Ireland has been thrust into a very difficult position by Brexit through no fault of its own, and we in Britain should be cognisant of that. Many of us are partly Irish in any case.

My great great grandfather, Captain Hampden Evans, was sentenced to death by the British crown for his role in the United Irishmen revolt of 1798 (he died in exile in France).  My great grandmother was a Fenian activist. Countless readers will have their own family parallels.

The EU has exploited Irish sensitivities - with some encouragement from Mr Varadkar - to shut off Britain’s negotiating options and to shoehorn us into a customs union under EU legal and regulatory control. My own view of Brexit hardened drastically when it became clear this was the strategy. But I also think that this opportunism will come back to haunt if there is a no deal. What worked to the advantage of Brussels at one stage of this process will be a diplomatic quagmire in the next stage. That is why solutions will be found.

And what applies to the Irish issue will be apply to varying degrees to trade. A cliff-edge rupture will tip the eurozone itself into a recessionary downturn that it cannot easily withstand, given that it has no monetary and fiscal defences, and already has one foot in Japanese deflation.

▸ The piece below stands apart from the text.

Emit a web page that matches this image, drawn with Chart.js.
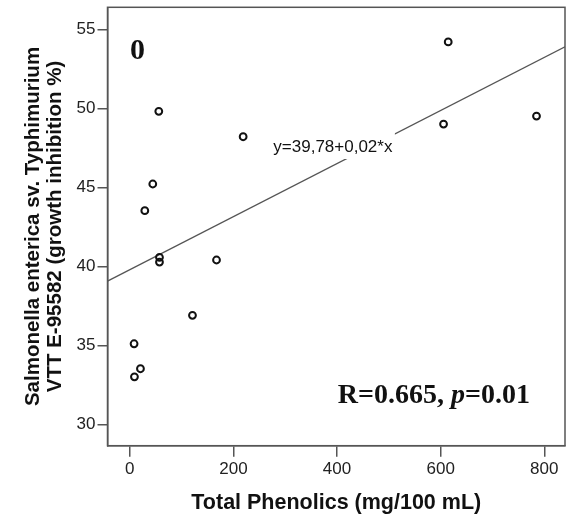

So it will not allow the cliff-edge to occur. The open letter of the pan-EU lobby FoodDrinkEurope to Michel Barnier gives us a window into what is really happening. It warns that €58bn of annual UK-EU trade in food and drinks will blow up unless emergency measures are taken.

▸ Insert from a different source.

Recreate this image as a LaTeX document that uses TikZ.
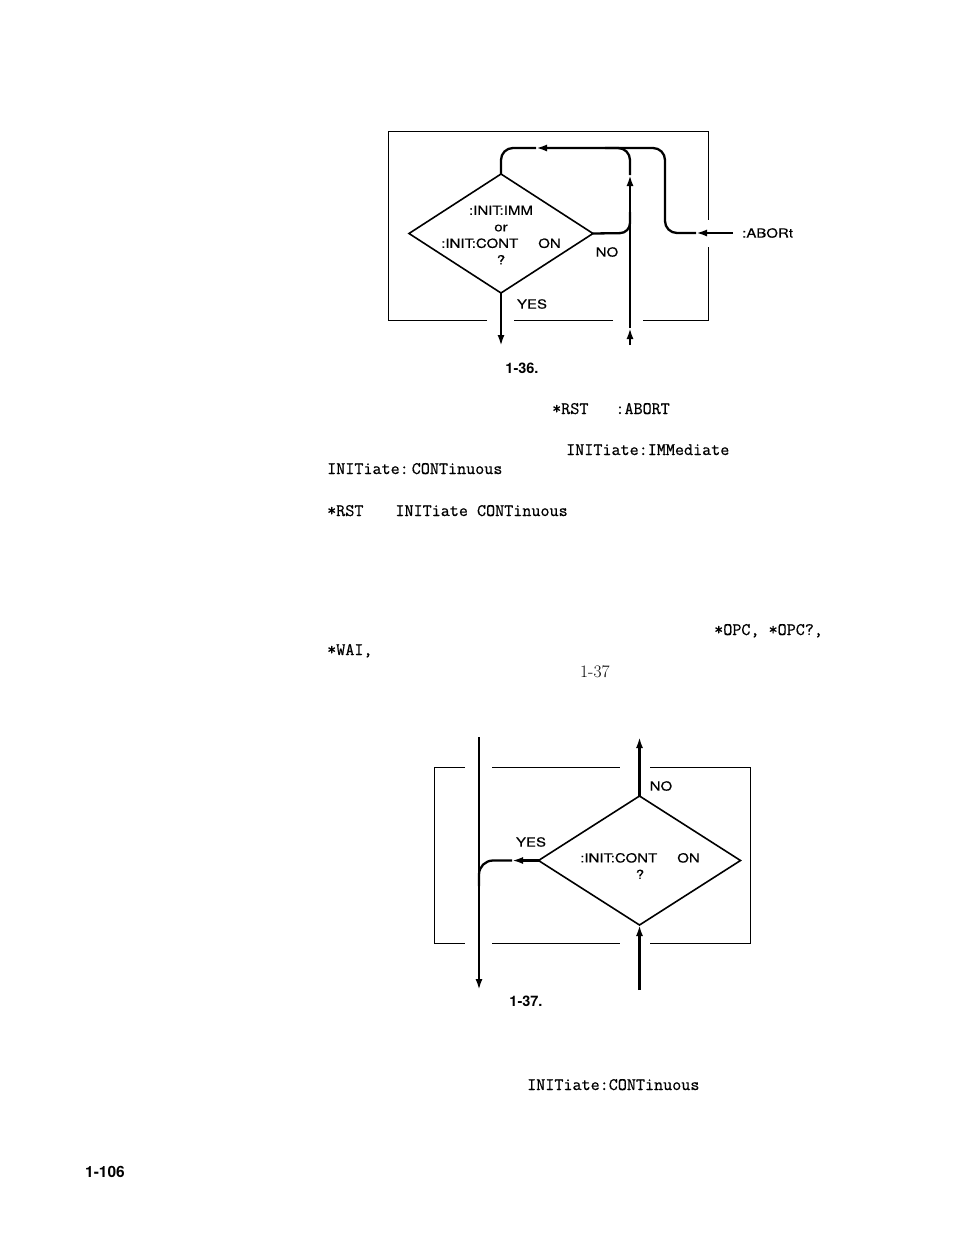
\documentclass[tikz,border=0pt]{standalone}
\usepackage{fontspec}
\newfontfamily\dfont[FakeStretch=1.2,FakeBold=0.4]{TeX Gyre Heros}
\newfontfamily\capfont{TeX Gyre Heros}
\newfontfamily\tfont[FakeBold=0.6]{Latin Modern Mono}
\usetikzlibrary{arrows.meta,shapes.geometric}
\tikzset{
  flow/.style={line width=2.3pt, line cap=butt},
  tipped/.style={flow, -{Latex[length=11pt,width=7pt]}},
  boxline/.style={line width=0.9pt},
  dia/.style={diamond, draw, line width=1.6pt, inner sep=0pt, outer sep=0pt},
  dlabel/.style={font=\dfont\fontsize{12.5pt}{16.5pt}\selectfont, inner sep=0pt, align=center},
  mono/.style={font=\tfont\fontsize{17.6pt}{17.6pt}\selectfont, inner sep=0pt, anchor=base west},
  caption/.style={font=\capfont\bfseries\fontsize{14.5pt}{14.5pt}\selectfont, inner sep=0pt}
}
\begin{document}
\begin{tikzpicture}[x=1pt,y=-1pt]
\useasboundingbox[fill=white] (0,0) rectangle (960,1242);

% ---------------- Figure 1-36 ----------------
\draw[boxline] (388,320) -- (388,131) -- (708,131) -- (708,220);
\draw[boxline] (708,247) -- (708,320) -- (643,320);
\draw[boxline] (613,320) -- (514,320);
\draw[boxline] (487,320) -- (388,320);

\node[dia, minimum width=184pt, minimum height=119pt] (d1) at (501,233.5) {};
\node[dlabel] (d1t) at (501,235) {:INIT:IMM\\or\\:INIT:CONT\hspace{20pt}ON\\?};

\coordinate (abin) at (733,233);
\coordinate (abarr) at (696,233);
\coordinate (abc1) at (665,233);
\coordinate (abc2) at (665,148);
\coordinate (toparr) at (536,148);
\coordinate (topl) at (501,148);
\coordinate (vbot) at (630,345);
\coordinate (varr1) at (630,328);
\coordinate (varr2) at (630,175);
\coordinate (vtop) at (630,148);
\coordinate (vjoin) at (605,148);
\coordinate (nocorner) at (630,233);
\coordinate (nojoin) at (630,212);
\coordinate (yesend) at (501,346);

\draw[tipped] (abin) -- (abarr);
\draw[tipped, rounded corners=12pt] (abarr) -- (abc1) -- (abc2) -- (toparr);
\draw[flow, rounded corners=12pt] (toparr) -- (topl) -- (d1.north);
\draw[tipped] (vbot) -- (varr1);
\draw[tipped] (varr1) -- (varr2);
\draw[flow, rounded corners=12pt] (varr2) -- (vtop) -- (vjoin);
\draw[flow, rounded corners=10pt] (d1.east) -- (nocorner) -- (nojoin);
\draw[tipped] (d1.south) -- (yesend);

\node[dlabel] (abortlbl) [anchor=west] at (742,233) {:ABORt};
\node[dlabel] (no1) at (607,252) {NO};
\node[dlabel] (yes1) at (532,304) {YES};
\node[caption] (cap1) at (522,368) {1-36.};

% ---------------- text lines ----------------
\node[mono] (t1) at (552,414) {*RST\hspace{27pt}:ABORT};
\node[mono] (t2) at (566,455) {INITiate:IMMediate};
\node[mono] (t3) at (327,474) {INITiate:\hspace{3pt}CONTinuous};
\node[mono] (t4) at (327,516) {*RST\hspace{32pt}INITiate CONTinuous};
\node[mono] (t5) at (714,635) {*OPC, *OPC?,};
\node[mono] (t6) at (327,655) {*WAI,};
\node[font=\fontsize{17.5pt}{17.5pt}\selectfont, inner sep=0pt, anchor=base west] (t7) at (580,677) {1-37};

% ---------------- Figure 1-37 ----------------
\draw[boxline] (465,767) -- (434,767) -- (434,943) -- (465,943);
\draw[boxline] (492,767) -- (620,767);
\draw[boxline] (492,943) -- (620,943);
\draw[boxline] (650,767) -- (750,767) -- (750,943) -- (650,943);

\node[dia, minimum width=202pt, minimum height=129pt] (d2) at (639.5,860.5) {};
\node[dlabel] (d2t) at (640,866) {:INIT:CONT\hspace{20pt}ON\\?};

\coordinate (lvtop) at (479,737);
\coordinate (lvbot) at (479,990);
\coordinate (yarr) at (512,860.5);
\coordinate (ycorner) at (479,860.5);
\coordinate (yjoin) at (479,886);
\coordinate (notop) at (639.5,737);
\coordinate (inbot) at (639.5,990);

\draw[tipped] (lvtop) -- (lvbot);
\draw[tipped] (d2.west) -- (yarr);
\draw[flow, rounded corners=14pt] (yarr) -- (ycorner) -- (yjoin);
\draw[tipped] (d2.north) -- (notop);
\draw[tipped] (inbot) -- (d2.south);

\node[dlabel] (no2) at (661,786) {NO};
\node[dlabel] (yes2) at (531,842) {YES};
\node[caption] (cap2) at (526,1001) {1-37.};

\node[mono] (t8) at (527,1090) {INITiate:CONTinuous};

\node[caption, font=\capfont\bfseries\fontsize{15.5pt}{15.5pt}\selectfont] (pg) at (105,1172) {1-106};
\end{tikzpicture}
\end{document}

It calls on the Commission to prepare “unilateral contingency measures”. This includes forbearance on customs clearance for up to 24 months; mutual recognition of certifications; continued acceptance of licences for hauliers; and so forth. In other words, common sense should prevail.

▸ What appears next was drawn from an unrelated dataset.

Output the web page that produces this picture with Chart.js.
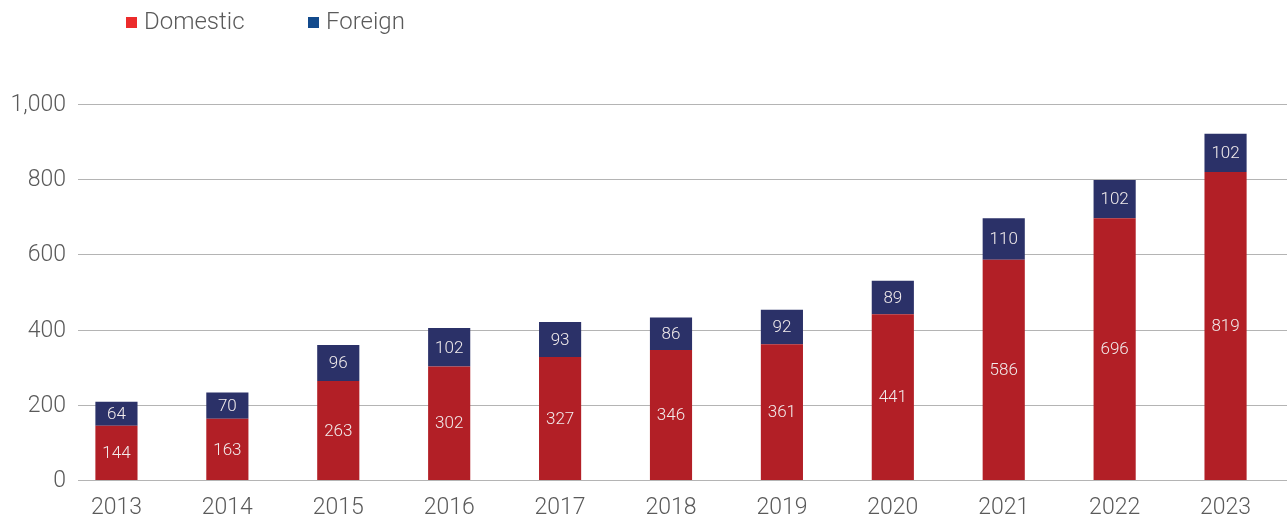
<!DOCTYPE html>
<html>
<head>
<meta charset="utf-8">
<script src="https://cdn.jsdelivr.net/npm/chart.js@4/dist/chart.umd.min.js"></script>
<style>
  html, body { margin: 0; padding: 0; background: #fff; }
  #wrap { width: 1287px; height: 518px; }
</style>
</head>
<body>
<div id="wrap"><canvas id="myChart" width="1287" height="518"></canvas></div>
<script>
// data
const years = ["2013", "2014", "2015", "2016", "2017", "2018", "2019", "2020", "2021", "2022", "2023"];
const domestic = [144, 163, 263, 302, 327, 346, 361, 441, 586, 696, 819];
const foreign = [64, 70, 96, 102, 93, 86, 92, 89, 110, 102, 102];
const yTicks = [0, 200, 400, 600, 800, 1000];

const FONT = "Roboto, 'Noto Sans', sans-serif";

// grid lines from x=78 to the right edge, and the y tick labels beside them
const gridPlugin = {
  id: "grid",
  beforeDatasetsDraw(chart) {
    const ctx = chart.ctx;
    const y = chart.scales.y;
    ctx.save();
    ctx.strokeStyle = "#b4b4b4";
    ctx.lineWidth = 1.2;
    ctx.fillStyle = "#5a5a5a";
    ctx.font = "300 23px " + FONT;
    ctx.textAlign = "right";
    ctx.textBaseline = "middle";
    yTicks.forEach(v => {
      const py = Math.round(y.getPixelForValue(v)) + 0.5;
      ctx.beginPath();
      ctx.moveTo(78, py);
      ctx.lineTo(chart.width, py);
      ctx.stroke();
      ctx.fillText(v.toLocaleString("en-US"), 66, py + 1);
    });
    ctx.restore();
  }
};

// numbers inside the bars
const labelPlugin = {
  id: "barLabels",
  afterDatasetsDraw(chart) {
    const ctx = chart.ctx;
    ctx.save();
    ctx.font = "300 17px " + FONT;
    ctx.fillStyle = "#f2ecec";
    ctx.textAlign = "center";
    ctx.textBaseline = "middle";
    chart.data.datasets.forEach((ds, i) => {
      chart.getDatasetMeta(i).data.forEach((bar, j) => {
        const p = bar.getProps(["x", "y", "base"], true);
        ctx.fillText(String(ds.data[j]), p.x, (p.y + p.base) / 2 + 1);
      });
    });
    ctx.restore();
  }
};

// legend at the top left
const legendPlugin = {
  id: "topLegend",
  afterDraw(chart) {
    const ctx = chart.ctx;
    const items = [
      { text: "Domestic", color: "#ec2b2b", x: 126 },
      { text: "Foreign", color: "#124a8c", x: 308 }
    ];
    ctx.save();
    ctx.font = "300 24px " + FONT;
    ctx.textBaseline = "middle";
    ctx.textAlign = "left";
    items.forEach(it => {
      ctx.fillStyle = it.color;
      ctx.fillRect(it.x, 17, 11, 11);
      ctx.fillStyle = "#5a5a5a";
      ctx.fillText(it.text, it.x + 18, 23);
    });
    ctx.restore();
  }
};

let config = {
  type: "bar",
  data: {
    labels: years,
    datasets: [
      { label: "Domestic", data: domestic, backgroundColor: "#b21f26" },
      { label: "Foreign", data: foreign, backgroundColor: "#2b3168" }
    ]
  },
  options: {
    responsive: false,
    animation: false,
    layout: { padding: { top: 104, right: 6, bottom: 0, left: 0 } },
    datasets: { bar: { barPercentage: 1, categoryPercentage: 0.38 } },
    plugins: {
      legend: { display: false },
      tooltip: { enabled: false }
    },
    scales: {
      x: {
        stacked: true,
        grid: { display: false },
        border: { display: false },
        afterFit(scale) { scale.height = 38; },
        ticks: { color: "#5a5a5a", font: { family: FONT, size: 23, weight: 300 }, padding: 6 }
      },
      y: {
        stacked: true,
        min: 0,
        max: 1000,
        grid: { display: false },
        border: { display: false },
        afterFit(scale) { scale.width = 61; },
        ticks: { display: false, stepSize: 200 }
      }
    }
  },
  plugins: [gridPlugin, labelPlugin, legendPlugin]
};

window.addEventListener("load", function() {
  let ctx = document.getElementById("myChart").getContext("2d");
  myChart = new Chart(ctx, config);
}, false);
</script>
</body>
</html>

To a great extent, we have already paid the price of a no-deal Brexit. Banks and City finance houses have had to activate their contingency plans already. Investment has already hit a wall.

With each passing week the economic return we get from giving up self-government and sovereignty is diminishing, even if that is not what Theresa May intends as she runs down the clock.

As we enter the final weeks, it is becoming clearer that the long-predicted doomsday scenario of March 30 will not happen even in a no deal rupture. At that moment Brussels will instantly lose the leverage of the Article 50 process. It will instead find itself having to explain to EU national capitals how it so misjudged the Brexit negotiations.

We will be in a new situation. Britain will be in a mess: Europe will be in a mess. Both will have a strong incentive to sort it out in a practical fashion. Ideology will no longer cut much ice.

Perhaps it is a wicked thought, but I cannot bring myself to share Sir Oliver Letwin’s alarm over the “terrifying” prospect of a no-deal. For me the terror peaked months ago. It has since been ebbing away. It is almost tempting to let events run their course.